• Task objective
Write again exactly the lines in the listing below, starting at the line with "What matplotlib code" and ending at the line with "fig = plt.figure(figsize=(W", both included. Pictures are not copied.

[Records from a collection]
───
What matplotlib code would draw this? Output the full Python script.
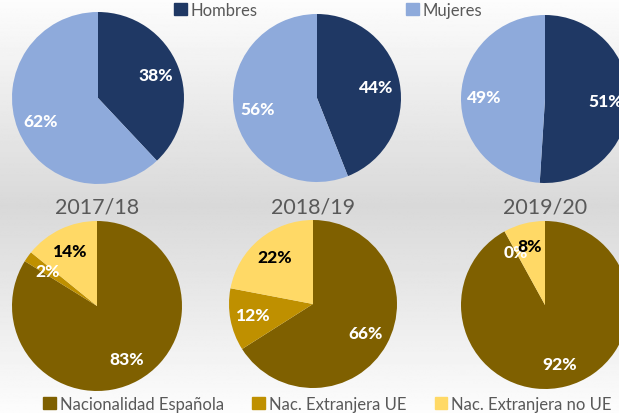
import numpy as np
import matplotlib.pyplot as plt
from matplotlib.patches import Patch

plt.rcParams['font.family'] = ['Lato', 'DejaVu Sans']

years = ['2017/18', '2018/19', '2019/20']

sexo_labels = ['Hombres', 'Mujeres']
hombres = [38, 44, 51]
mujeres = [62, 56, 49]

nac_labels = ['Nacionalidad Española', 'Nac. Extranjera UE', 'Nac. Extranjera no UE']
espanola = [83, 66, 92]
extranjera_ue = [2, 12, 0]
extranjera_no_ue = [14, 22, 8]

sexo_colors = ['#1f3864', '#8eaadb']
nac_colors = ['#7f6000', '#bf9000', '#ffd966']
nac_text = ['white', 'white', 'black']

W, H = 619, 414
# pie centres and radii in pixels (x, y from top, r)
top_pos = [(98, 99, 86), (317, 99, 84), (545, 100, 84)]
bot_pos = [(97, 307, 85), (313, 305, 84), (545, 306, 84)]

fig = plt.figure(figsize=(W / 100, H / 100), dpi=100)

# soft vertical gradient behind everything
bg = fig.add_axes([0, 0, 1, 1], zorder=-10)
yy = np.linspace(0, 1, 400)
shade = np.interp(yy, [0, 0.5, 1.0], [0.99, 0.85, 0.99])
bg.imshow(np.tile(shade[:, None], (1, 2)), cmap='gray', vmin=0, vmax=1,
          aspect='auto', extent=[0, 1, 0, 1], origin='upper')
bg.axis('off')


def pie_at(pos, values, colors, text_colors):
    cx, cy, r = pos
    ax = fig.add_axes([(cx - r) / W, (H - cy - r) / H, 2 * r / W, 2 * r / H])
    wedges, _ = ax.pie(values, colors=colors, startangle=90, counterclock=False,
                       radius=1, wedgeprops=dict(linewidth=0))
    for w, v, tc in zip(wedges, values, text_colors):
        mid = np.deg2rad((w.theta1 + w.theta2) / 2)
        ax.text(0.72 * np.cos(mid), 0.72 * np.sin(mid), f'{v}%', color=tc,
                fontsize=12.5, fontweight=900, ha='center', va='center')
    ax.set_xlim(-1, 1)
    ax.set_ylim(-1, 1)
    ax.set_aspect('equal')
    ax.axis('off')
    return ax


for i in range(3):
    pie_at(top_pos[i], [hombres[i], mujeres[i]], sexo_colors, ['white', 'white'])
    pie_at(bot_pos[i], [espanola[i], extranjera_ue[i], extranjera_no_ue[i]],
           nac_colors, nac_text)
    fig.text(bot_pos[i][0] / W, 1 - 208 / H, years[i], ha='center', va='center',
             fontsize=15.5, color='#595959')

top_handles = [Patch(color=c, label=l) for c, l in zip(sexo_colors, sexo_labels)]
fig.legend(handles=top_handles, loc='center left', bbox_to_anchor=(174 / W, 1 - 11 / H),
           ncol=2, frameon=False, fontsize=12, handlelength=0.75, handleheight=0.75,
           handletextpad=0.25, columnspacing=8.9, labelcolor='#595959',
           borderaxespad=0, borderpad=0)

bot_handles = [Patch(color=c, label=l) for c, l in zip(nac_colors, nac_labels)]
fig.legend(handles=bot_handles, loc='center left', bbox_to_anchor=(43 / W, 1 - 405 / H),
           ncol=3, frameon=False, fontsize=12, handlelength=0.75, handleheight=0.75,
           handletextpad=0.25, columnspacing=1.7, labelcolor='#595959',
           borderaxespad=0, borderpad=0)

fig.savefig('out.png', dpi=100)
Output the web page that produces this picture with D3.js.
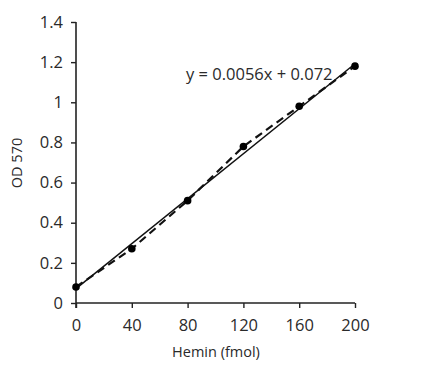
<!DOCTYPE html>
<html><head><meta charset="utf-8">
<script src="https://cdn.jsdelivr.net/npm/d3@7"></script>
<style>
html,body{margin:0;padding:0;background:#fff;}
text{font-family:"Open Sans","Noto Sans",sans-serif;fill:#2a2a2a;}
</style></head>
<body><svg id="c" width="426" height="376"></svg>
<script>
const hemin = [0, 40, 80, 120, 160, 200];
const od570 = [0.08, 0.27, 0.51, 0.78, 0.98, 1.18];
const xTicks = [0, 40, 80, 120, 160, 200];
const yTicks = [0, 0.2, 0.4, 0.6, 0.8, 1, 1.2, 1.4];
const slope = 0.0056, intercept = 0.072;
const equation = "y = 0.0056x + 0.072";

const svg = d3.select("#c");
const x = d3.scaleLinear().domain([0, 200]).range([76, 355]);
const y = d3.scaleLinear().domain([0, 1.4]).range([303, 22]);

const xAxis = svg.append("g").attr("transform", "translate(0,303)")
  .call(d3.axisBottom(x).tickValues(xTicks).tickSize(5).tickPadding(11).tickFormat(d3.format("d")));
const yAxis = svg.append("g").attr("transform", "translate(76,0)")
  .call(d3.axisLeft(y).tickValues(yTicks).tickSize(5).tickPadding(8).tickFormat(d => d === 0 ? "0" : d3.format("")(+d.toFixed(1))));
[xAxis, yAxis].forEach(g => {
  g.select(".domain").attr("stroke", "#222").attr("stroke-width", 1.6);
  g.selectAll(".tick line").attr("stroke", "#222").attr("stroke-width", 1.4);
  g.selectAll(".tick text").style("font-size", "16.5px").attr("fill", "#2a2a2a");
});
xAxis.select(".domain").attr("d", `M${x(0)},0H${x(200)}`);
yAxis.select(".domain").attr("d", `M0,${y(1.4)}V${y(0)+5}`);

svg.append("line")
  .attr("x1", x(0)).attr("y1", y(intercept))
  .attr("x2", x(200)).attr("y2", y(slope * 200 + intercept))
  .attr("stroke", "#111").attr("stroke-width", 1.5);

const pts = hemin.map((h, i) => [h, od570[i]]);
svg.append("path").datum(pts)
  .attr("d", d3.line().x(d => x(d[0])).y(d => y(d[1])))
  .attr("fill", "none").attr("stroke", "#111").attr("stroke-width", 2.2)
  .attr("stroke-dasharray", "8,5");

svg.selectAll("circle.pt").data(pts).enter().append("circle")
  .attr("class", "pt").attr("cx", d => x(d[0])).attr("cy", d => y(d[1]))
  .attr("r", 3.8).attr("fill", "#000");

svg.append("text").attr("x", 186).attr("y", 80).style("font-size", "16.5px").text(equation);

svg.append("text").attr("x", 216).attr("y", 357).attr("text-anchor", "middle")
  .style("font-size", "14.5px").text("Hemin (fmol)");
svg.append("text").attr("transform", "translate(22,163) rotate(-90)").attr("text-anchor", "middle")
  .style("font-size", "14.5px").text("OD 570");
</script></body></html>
───
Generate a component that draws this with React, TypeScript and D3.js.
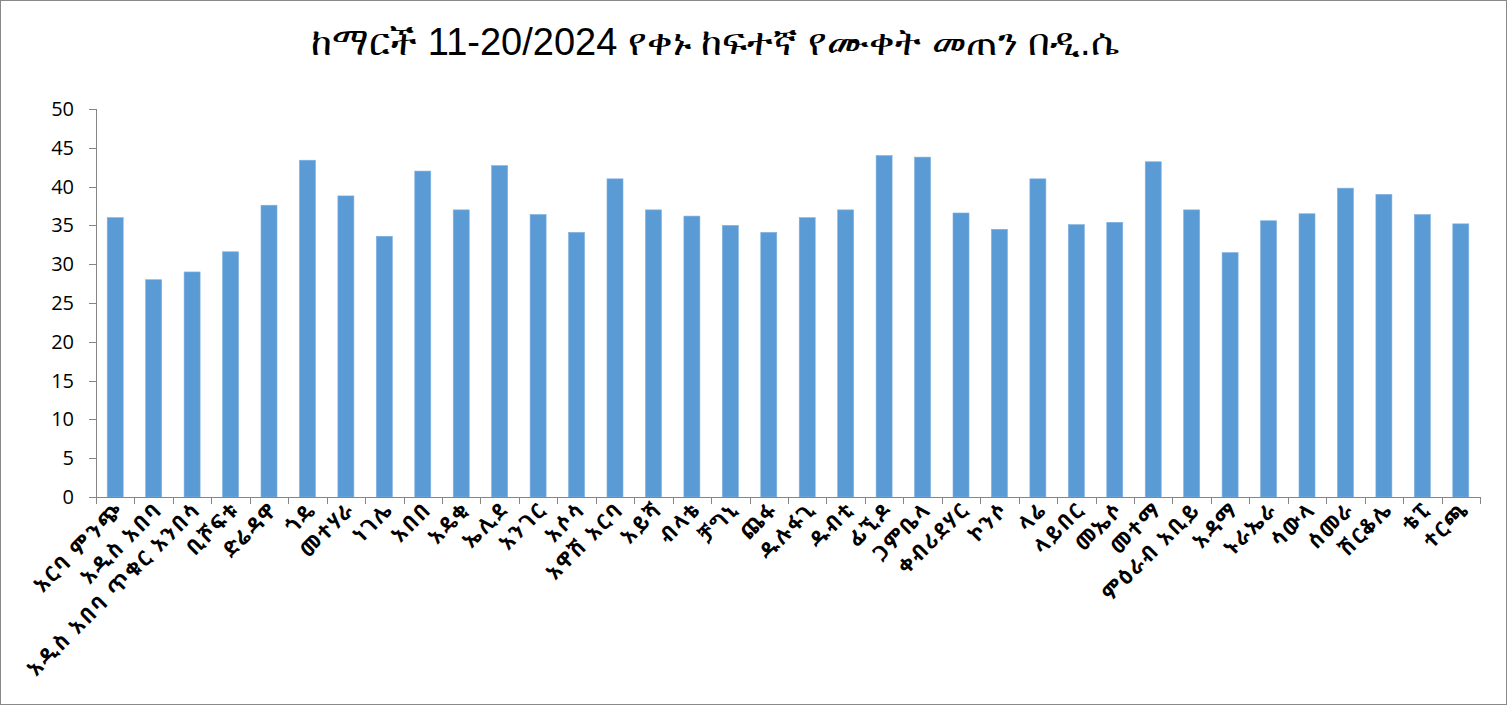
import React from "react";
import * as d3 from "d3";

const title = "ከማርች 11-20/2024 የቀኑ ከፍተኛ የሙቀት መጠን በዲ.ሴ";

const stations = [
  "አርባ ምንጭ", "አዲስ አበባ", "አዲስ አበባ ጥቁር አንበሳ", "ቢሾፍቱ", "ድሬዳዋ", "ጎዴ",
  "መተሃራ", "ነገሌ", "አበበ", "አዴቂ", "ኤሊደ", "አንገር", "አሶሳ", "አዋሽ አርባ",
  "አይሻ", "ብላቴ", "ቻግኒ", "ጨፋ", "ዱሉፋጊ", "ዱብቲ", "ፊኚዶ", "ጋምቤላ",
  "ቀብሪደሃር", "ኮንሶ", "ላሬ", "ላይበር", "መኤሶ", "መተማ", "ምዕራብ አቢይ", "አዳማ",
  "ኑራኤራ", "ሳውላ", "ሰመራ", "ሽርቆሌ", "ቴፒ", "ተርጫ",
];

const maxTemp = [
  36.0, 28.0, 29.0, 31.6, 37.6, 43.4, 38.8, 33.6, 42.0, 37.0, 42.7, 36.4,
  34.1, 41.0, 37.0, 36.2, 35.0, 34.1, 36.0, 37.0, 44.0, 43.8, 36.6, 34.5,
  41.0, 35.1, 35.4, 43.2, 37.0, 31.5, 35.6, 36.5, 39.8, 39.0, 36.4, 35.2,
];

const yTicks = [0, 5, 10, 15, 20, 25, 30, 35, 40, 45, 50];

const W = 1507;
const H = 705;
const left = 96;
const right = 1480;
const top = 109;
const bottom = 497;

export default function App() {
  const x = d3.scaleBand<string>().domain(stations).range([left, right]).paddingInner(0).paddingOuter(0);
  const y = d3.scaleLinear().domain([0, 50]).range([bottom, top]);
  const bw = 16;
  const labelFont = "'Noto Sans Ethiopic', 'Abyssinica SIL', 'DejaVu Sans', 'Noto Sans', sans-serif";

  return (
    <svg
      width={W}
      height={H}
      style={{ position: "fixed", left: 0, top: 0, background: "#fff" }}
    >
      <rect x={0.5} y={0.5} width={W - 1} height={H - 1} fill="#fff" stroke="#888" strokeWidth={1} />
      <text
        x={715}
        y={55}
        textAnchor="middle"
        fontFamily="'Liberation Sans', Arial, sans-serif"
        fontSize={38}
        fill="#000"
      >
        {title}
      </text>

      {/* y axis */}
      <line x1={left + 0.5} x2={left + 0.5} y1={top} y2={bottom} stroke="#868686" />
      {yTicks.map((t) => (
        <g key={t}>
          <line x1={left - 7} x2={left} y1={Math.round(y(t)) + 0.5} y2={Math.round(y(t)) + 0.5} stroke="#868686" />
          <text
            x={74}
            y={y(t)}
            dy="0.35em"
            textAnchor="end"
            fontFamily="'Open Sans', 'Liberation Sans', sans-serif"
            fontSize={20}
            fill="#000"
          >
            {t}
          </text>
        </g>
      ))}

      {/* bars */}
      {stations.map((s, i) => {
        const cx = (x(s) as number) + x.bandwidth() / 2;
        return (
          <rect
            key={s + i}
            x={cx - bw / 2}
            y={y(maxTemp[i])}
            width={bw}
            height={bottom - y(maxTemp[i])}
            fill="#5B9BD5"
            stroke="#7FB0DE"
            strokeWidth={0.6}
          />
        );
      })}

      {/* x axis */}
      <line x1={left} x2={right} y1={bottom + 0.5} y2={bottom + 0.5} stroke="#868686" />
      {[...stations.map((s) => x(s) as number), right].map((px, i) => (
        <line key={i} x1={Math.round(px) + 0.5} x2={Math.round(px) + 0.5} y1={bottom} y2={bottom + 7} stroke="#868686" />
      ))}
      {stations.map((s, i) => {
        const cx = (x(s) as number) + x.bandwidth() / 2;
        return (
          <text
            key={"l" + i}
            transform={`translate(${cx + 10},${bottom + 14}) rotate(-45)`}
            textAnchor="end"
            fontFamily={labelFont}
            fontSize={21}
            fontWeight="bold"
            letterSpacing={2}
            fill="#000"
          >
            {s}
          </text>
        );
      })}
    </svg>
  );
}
───
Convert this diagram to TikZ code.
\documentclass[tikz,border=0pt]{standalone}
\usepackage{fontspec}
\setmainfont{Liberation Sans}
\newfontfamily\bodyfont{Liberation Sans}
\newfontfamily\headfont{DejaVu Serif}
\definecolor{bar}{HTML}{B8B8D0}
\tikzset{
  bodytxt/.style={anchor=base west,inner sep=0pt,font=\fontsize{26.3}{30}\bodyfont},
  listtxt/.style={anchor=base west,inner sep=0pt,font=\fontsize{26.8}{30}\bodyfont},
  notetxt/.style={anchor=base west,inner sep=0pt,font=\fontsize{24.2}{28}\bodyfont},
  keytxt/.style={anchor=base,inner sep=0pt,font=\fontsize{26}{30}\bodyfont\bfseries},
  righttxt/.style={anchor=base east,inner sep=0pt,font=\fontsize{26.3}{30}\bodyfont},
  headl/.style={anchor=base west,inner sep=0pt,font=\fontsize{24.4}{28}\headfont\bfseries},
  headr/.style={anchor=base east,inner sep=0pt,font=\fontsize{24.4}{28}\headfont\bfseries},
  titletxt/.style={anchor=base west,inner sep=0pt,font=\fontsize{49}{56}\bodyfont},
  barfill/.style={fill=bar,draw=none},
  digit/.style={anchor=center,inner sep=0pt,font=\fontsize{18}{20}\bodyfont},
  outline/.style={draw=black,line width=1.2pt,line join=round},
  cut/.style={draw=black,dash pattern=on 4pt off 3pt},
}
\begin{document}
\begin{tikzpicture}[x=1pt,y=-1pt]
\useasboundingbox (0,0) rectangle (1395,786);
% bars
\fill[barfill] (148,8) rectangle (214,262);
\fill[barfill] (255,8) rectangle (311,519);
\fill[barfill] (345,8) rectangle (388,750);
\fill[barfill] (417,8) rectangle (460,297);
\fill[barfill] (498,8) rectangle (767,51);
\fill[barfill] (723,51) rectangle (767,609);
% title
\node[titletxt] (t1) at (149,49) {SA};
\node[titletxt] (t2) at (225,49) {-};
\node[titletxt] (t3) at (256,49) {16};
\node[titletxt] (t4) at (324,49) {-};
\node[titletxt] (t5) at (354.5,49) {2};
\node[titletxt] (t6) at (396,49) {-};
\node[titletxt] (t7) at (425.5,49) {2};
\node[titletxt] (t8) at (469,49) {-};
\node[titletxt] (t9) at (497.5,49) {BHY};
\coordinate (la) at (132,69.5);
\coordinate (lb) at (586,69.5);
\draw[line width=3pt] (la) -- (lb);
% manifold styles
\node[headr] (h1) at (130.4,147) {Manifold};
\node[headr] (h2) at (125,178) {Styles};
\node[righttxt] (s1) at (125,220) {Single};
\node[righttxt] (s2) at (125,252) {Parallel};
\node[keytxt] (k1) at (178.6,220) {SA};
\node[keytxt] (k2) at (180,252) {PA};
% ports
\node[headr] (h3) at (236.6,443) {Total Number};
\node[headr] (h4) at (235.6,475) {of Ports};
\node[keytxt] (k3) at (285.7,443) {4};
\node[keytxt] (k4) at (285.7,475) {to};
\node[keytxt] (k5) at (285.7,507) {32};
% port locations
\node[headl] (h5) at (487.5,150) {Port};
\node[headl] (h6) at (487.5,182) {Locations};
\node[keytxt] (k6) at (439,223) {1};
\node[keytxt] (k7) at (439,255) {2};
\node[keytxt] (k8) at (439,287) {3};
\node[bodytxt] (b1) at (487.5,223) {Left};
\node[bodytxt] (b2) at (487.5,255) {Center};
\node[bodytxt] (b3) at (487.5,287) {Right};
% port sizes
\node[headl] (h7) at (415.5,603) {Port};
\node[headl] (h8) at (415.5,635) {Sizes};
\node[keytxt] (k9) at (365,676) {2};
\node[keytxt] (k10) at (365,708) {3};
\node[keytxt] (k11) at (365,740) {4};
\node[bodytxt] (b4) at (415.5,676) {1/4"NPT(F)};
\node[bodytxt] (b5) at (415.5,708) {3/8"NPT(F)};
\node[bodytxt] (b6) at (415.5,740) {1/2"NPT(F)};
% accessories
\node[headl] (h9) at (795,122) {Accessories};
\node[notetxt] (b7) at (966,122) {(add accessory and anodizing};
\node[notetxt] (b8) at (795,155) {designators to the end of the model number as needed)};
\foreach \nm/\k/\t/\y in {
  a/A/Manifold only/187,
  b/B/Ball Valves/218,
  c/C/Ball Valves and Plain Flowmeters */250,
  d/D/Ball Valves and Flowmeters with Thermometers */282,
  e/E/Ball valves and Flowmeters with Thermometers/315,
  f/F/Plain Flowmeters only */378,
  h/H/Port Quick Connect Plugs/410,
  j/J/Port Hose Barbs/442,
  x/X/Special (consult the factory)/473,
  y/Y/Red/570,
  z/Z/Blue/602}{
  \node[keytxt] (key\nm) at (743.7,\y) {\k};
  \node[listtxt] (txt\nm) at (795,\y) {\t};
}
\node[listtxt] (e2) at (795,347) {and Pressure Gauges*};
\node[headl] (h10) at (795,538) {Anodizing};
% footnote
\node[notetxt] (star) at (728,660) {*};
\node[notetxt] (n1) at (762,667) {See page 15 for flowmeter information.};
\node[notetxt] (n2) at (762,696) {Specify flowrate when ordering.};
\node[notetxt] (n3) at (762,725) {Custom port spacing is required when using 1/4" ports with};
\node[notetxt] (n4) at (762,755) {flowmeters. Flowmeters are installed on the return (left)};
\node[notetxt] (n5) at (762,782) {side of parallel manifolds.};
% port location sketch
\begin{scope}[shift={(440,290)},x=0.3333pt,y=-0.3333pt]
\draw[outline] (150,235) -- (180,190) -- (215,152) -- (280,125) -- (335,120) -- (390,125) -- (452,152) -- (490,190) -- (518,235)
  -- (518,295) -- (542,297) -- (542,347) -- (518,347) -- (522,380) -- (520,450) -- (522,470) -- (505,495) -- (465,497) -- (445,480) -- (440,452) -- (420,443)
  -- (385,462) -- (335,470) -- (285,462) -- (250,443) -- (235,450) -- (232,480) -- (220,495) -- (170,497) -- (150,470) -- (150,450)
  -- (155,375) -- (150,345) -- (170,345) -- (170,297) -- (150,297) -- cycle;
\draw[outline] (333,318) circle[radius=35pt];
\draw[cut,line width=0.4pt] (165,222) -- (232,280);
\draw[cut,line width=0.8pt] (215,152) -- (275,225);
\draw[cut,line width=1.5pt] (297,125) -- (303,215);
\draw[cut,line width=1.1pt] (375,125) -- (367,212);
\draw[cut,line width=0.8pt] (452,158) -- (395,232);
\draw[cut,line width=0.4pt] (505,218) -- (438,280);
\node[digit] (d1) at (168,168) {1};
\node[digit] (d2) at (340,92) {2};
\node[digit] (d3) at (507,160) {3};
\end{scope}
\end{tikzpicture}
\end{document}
───
• Correct answer
What matplotlib code would draw this? Output the full Python script.
import numpy as np
import matplotlib.pyplot as plt
from matplotlib.patches import Patch

plt.rcParams['font.family'] = ['Lato', 'DejaVu Sans']

years = ['2017/18', '2018/19', '2019/20']

sexo_labels = ['Hombres', 'Mujeres']
hombres = [38, 44, 51]
mujeres = [62, 56, 49]

nac_labels = ['Nacionalidad Española', 'Nac. Extranjera UE', 'Nac. Extranjera no UE']
espanola = [83, 66, 92]
extranjera_ue = [2, 12, 0]
extranjera_no_ue = [14, 22, 8]

sexo_colors = ['#1f3864', '#8eaadb']
nac_colors = ['#7f6000', '#bf9000', '#ffd966']
nac_text = ['white', 'white', 'black']

W, H = 619, 414
# pie centres and radii in pixels (x, y from top, r)
top_pos = [(98, 99, 86), (317, 99, 84), (545, 100, 84)]
bot_pos = [(97, 307, 85), (313, 305, 84), (545, 306, 84)]

fig = plt.figure(figsize=(W / 100, H / 100), dpi=100)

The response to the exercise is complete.